The global market for big data, analytics and business intelligence solutions was worth $22 billion in 2012—and it will keep growing, at a compound annual growth rate of 12.7 percent, through 2017.

That $40 billion estimate, by the way, comes courtesy of the market research firm Frost & Sullivan

If you've been following coverage here on ZDNet, you'll know that we can be somewhat wary of the term "big data." There's a lot of ambiguity (and hype) wrapped up in the word, and it can be hard to find the nugget of reality trapped inside.

To do that, I run up Frost & Sullivan's Jeff Cotrupe, and brought along Lars Hard, founder and CTO of Expertmaker, a San Francisco-based company that makes artificial intelligence and analytics software.

In a rambling conversation, here's what they had to say on the topic.

Jeff Cotrupe: There's a lot of hype out there. "Big data" is often about "many data." Yes, there's a lot of data, but it's really about different types of data, different structures—39 different areas to consider if you're an enterprise, and another 14 if you're a telecom.

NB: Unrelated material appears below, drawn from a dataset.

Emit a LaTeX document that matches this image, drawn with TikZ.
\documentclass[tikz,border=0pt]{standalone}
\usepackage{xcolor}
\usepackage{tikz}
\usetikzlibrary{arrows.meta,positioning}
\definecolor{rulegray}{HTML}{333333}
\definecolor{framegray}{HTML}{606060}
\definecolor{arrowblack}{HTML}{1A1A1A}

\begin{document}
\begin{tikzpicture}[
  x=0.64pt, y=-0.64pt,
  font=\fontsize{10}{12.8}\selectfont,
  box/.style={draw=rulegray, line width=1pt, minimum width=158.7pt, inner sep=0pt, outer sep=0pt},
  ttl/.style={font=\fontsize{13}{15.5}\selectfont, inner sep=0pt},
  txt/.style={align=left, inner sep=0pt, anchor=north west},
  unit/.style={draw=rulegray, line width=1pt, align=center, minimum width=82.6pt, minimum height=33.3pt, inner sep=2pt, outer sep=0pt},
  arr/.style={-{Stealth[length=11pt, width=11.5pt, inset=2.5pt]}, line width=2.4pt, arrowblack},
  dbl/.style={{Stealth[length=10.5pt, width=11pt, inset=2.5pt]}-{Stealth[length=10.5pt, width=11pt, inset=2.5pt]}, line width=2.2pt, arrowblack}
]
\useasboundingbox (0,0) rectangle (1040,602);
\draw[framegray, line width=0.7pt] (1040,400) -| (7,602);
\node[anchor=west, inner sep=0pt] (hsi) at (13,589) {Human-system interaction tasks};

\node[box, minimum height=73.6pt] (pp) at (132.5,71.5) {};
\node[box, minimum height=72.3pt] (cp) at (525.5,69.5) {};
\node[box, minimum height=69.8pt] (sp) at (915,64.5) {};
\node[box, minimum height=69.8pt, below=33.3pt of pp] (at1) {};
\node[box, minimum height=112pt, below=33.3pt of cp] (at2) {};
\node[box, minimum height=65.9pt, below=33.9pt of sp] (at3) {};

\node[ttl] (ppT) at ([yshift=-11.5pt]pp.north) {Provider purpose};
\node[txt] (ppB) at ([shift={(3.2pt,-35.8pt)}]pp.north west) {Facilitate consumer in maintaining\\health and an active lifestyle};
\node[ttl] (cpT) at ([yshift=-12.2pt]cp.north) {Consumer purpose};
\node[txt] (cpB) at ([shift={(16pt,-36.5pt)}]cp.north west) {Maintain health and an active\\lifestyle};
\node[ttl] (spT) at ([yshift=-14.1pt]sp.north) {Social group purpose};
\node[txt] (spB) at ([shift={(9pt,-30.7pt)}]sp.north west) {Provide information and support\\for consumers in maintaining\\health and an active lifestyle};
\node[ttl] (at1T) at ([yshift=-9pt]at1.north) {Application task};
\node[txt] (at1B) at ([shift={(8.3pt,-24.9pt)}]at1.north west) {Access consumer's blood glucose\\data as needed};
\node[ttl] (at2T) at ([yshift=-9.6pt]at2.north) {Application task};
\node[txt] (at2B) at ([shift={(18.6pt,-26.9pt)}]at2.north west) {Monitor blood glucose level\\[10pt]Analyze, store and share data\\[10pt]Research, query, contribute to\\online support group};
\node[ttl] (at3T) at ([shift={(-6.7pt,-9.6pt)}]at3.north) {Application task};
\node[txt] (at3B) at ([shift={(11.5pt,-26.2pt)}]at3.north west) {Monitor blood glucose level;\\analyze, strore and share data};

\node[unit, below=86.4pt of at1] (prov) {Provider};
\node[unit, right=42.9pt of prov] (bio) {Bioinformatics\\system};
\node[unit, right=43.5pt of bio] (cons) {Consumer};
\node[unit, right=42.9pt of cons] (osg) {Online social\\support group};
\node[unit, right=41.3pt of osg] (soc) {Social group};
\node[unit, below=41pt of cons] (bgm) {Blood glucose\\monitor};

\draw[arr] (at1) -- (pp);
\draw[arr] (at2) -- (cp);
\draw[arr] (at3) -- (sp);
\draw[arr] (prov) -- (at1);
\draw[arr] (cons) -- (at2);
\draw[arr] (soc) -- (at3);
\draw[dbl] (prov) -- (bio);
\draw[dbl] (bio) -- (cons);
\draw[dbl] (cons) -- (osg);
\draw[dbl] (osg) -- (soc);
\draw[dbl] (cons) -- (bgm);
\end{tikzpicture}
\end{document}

They're not only coming at you, but your organization is creating it yourselves.

There are data types, and then there's structured—rows, columns—and unstructured data. We have a nine-part functional model that gets away from this and focuses on what functions and processes you need to take care of. One key area is enterprise search and enterprise knowledge management, because if you're not able to provide great search to find that data at a moment's notice. The magic of enterprise search is that -- we all expect results in sub-seconds, but making that available to everyone with all the sources, not just the web.

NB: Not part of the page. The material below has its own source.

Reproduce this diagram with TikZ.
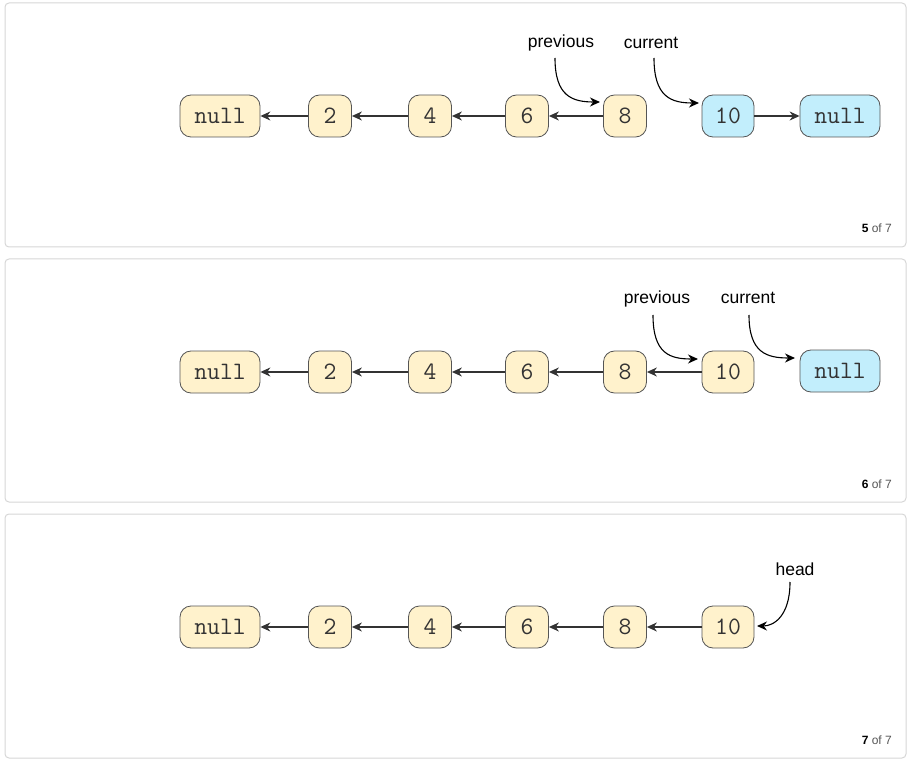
\documentclass[tikz,border=0pt]{standalone}
\usepackage{fontspec}
\setmainfont{Liberation Sans}
\usetikzlibrary{arrows.meta,positioning}
\definecolor{nodeyellow}{HTML}{FFF2CC}
\definecolor{nodeblue}{HTML}{C2EEFC}
\definecolor{nodeborder}{HTML}{555555}
\definecolor{textdark}{HTML}{333333}
\definecolor{panelborder}{HTML}{D6D6D6}
\definecolor{pagegray}{HTML}{555555}
\tikzset{
  box/.style={draw=nodeborder, line width=0.8pt, rounded corners=11pt, inner sep=0pt,
    minimum height=42pt, font=\ttfamily\fontsize{25}{25}\selectfont, text=textdark},
  small/.style={box, fill=nodeyellow, minimum width=43pt},
  ten/.style={box, minimum width=52pt},
  nullbox/.style={box, minimum width=80pt},
  link/.style={draw=textdark, line width=1.2pt, -{Stealth[length=10pt,width=9pt]}},
  pointer/.style={draw=black, line width=1.1pt, -{Stealth[length=10pt,width=9pt]}},
  lbl/.style={inner sep=0pt, font=\fontsize{17.5}{17.5}\selectfont, text=black},
  panel/.style={draw=panelborder, line width=1pt, rounded corners=4pt},
  pagelbl/.style={inner sep=0pt, anchor=east, font=\fontsize{12}{12}\selectfont, text=pagegray}
}
\begin{document}
\begin{tikzpicture}[x=1pt,y=-1pt]
\useasboundingbox (0,0) rectangle (911,762);
% panels
\draw[panel] (5,3) rectangle (906,247);
\draw[panel] (5,259) rectangle (906,502);
\draw[panel] (5,514) rectangle (906,758);

% ---------- panel 1 ----------
\node[nullbox, fill=nodeyellow] (a0) at (220,116) {null};
\node[small] (a2) at (330,116) {2};
\node[small] (a4) at (430,116) {4};
\node[small] (a6) at (527,116) {6};
\node[small] (a8) at (625,116) {8};
\node[ten, fill=nodeblue] (a10) at (728,116) {10};
\node[nullbox, fill=nodeblue] (an) at (840,116) {null};
\draw[link] (a2) -- (a0);
\draw[link] (a4) -- (a2);
\draw[link] (a6) -- (a4);
\draw[link] (a8) -- (a6);
\draw[link] (a10) -- (an);
\node[lbl] (aprev) at (561,43) {previous};
\node[lbl] (acur) at (651,43) {current};
\coordinate (aprevs) at (555,58);
\coordinate (aprevt) at (600,102);
\coordinate (acurs) at (654,58);
\coordinate (acurt) at (699,103);
\draw[pointer] (aprevs) .. controls (555,96) and (572,102) .. (aprevt);
\draw[pointer] (acurs) .. controls (654,97) and (671,103) .. (acurt);
\node[pagelbl] (ap) at (892,228) {\textcolor{black}{\bfseries 5} of 7};

% ---------- panel 2 ----------
\node[nullbox, fill=nodeyellow] (b0) at (220,372) {null};
\node[small] (b2) at (330,372) {2};
\node[small] (b4) at (430,372) {4};
\node[small] (b6) at (527,372) {6};
\node[small] (b8) at (625,372) {8};
\node[ten, fill=nodeyellow] (b10) at (728,372) {10};
\node[nullbox, fill=nodeblue] (bn) at (840,371) {null};
\draw[link] (b2) -- (b0);
\draw[link] (b4) -- (b2);
\draw[link] (b6) -- (b4);
\draw[link] (b8) -- (b6);
\draw[link] (b10) -- (b8);
\node[lbl] (bprev) at (657,299) {previous};
\node[lbl] (bcur) at (748,298) {current};
\coordinate (bprevs) at (653,315);
\coordinate (bprevt) at (698,359);
\coordinate (bcurs) at (749,315);
\coordinate (bcurt) at (795,358);
\draw[pointer] (bprevs) .. controls (653,354) and (670,359) .. (bprevt);
\draw[pointer] (bcurs) .. controls (749,353) and (767,358) .. (bcurt);
\node[pagelbl] (bp) at (892,484) {\textcolor{black}{\bfseries 6} of 7};

% ---------- panel 3 ----------
\node[nullbox, fill=nodeyellow] (c0) at (220,627) {null};
\node[small] (c2) at (330,627) {2};
\node[small] (c4) at (430,627) {4};
\node[small] (c6) at (527,627) {6};
\node[small] (c8) at (625,627) {8};
\node[ten, fill=nodeyellow] (c10) at (728,627) {10};
\draw[link] (c2) -- (c0);
\draw[link] (c4) -- (c2);
\draw[link] (c6) -- (c4);
\draw[link] (c8) -- (c6);
\draw[link] (c10) -- (c8);
\node[lbl] (chead) at (795,569) {head};
\coordinate (cheads) at (790,582);
\coordinate (cheadt) at (757,626);
\draw[pointer] (cheads) .. controls (790,617) and (773,626) .. (cheadt);
\node[pagelbl] (cp) at (892,740) {\textcolor{black}{\bfseries 7} of 7};
\end{tikzpicture}
\end{document}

Everyone thinks they're sitting on a gold mine. The reality is that there is so much meaningless data. —Lars Hard, CTO, Expertmaker

Lars Hard: There are so many ideas that people carry about the value in their data. Everyone thinks they're sitting on a gold mine. The reality is that there is so much meaningless data. Big data is one thing, big meaningless data is worse. It takes a lot of time to unravel and find what carries meaning.

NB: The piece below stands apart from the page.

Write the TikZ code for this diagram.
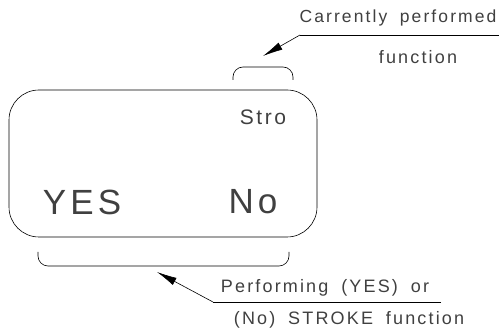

For that, we need a new generation of tools. Many analytic tools are really not up to the task; many are not so interesting and doing the same things that people have been doing for 10 to 15 years. Disparate sources need to be integrated and meaning found in them. It can be difficult and expensive.

Cotrupe: Enterprises grasp at concepts they've heard. They hear, "Hadoop." Hadoop is wonderful, but it has components to bring the unstructured data into it and allow you to use it as a data warehouse. On its own, it's a distributed file management computing system. You need a good NoSQL database. So they're grabbing at buzzwords.

One of the basic concepts they do get is when we talk about what it really means. One of the precepts here is, with traditional database management systems, there was filtering and summarizing data, because there was only so much storage to go around. A lot of what we're storing might be temporary transactional data. What to keep? What to pitch? What to keep available for real-time analysis? Rather than summarize the data, unlocking the value of it requires going through all of it and not throwing the whole tidal wave at you. So that you're getting the data you really need.

Hard: There's more buzz with this term than anywhere else in the IT industry. I don't really know why.

"Big data" or "predictive analytics" or "machine learning" or "AI"—they are relatively complicated things that we do with computers. A lot of discussion comes down to Hadoop, or whether you're running MapReduce, or...that gets away from the point. The science is easy. It's really an art.

We are being relatively sloppy with the terminology.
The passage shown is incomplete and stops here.